Your reference to people you disagree with, however sincerely you believe they are wrong, as "bigots" concerns me.

You can't respond to what I actually wrote so you make things up - effectively bearing false witness against me because what you claim I have done is false.

I do not call somebody a bigot because he disagrees with me. In fact, everybody disagrees with me about something, and I do not think that everybody is a bigot.

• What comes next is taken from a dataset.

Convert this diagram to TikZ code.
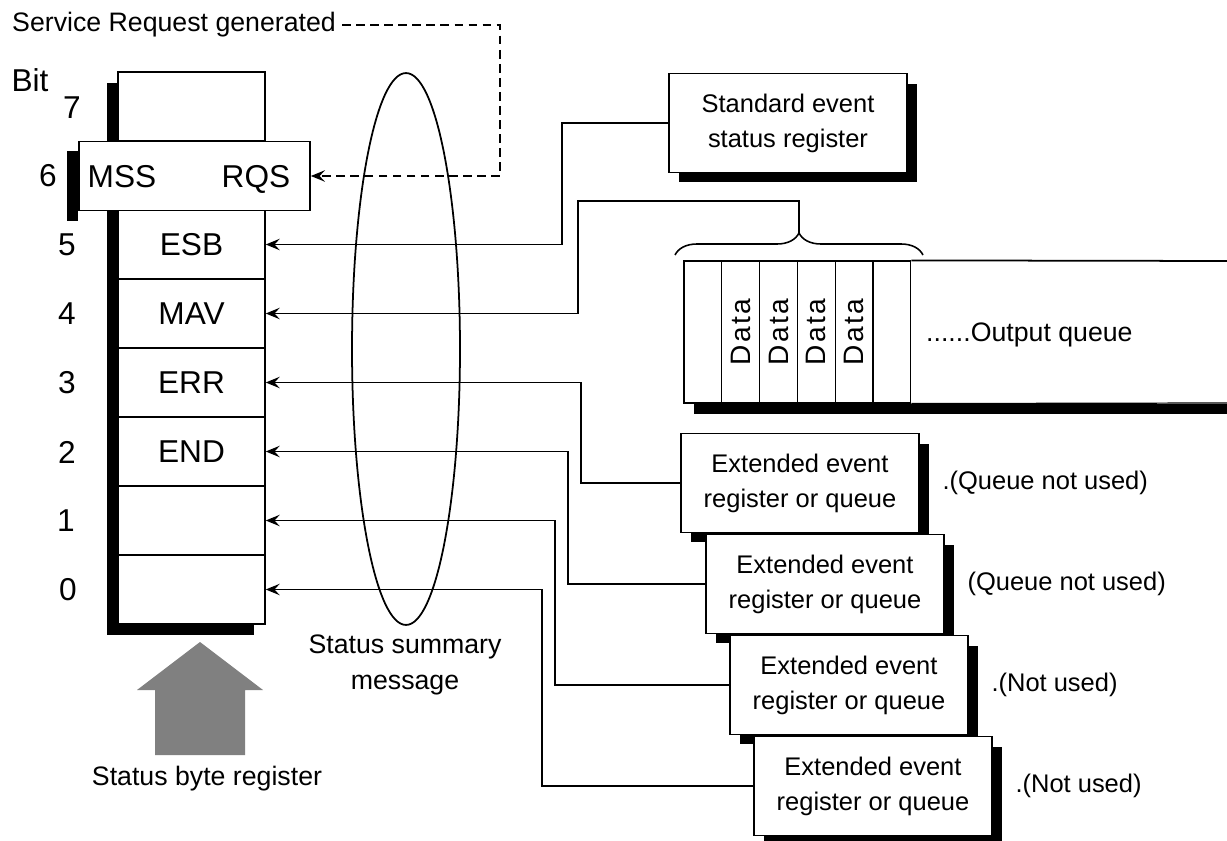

I call somebody a bigot because they unjustly and unjustifiably casts a whole group as inferior or defective. I prove my accusations by providing evidence of huge leaps of logic that no fair and just person would ever accept, concluding that the person who uses those arguments is not a fair and just person. It's the same standard that I apply to all bigots - even atheist bigots (and they do exist).

Anonymous said...

We will have to agree to disagree. I don't care to comment here any more. You have shown that you believe that you alone are right, and as long as you feel you can justify your opinion, you are above reproach. There is always a body of evidence that is not examined in any case, however, in some cases there is enough and clear evidence to make a correct judgement. I disagree that this is the case here. You clearly have a strong bias. The Christian community has stood up for the rights of the oppressed. In this document, the behaviors / willful actions of people are of concern to the writers, not things which cannot be helped / changed.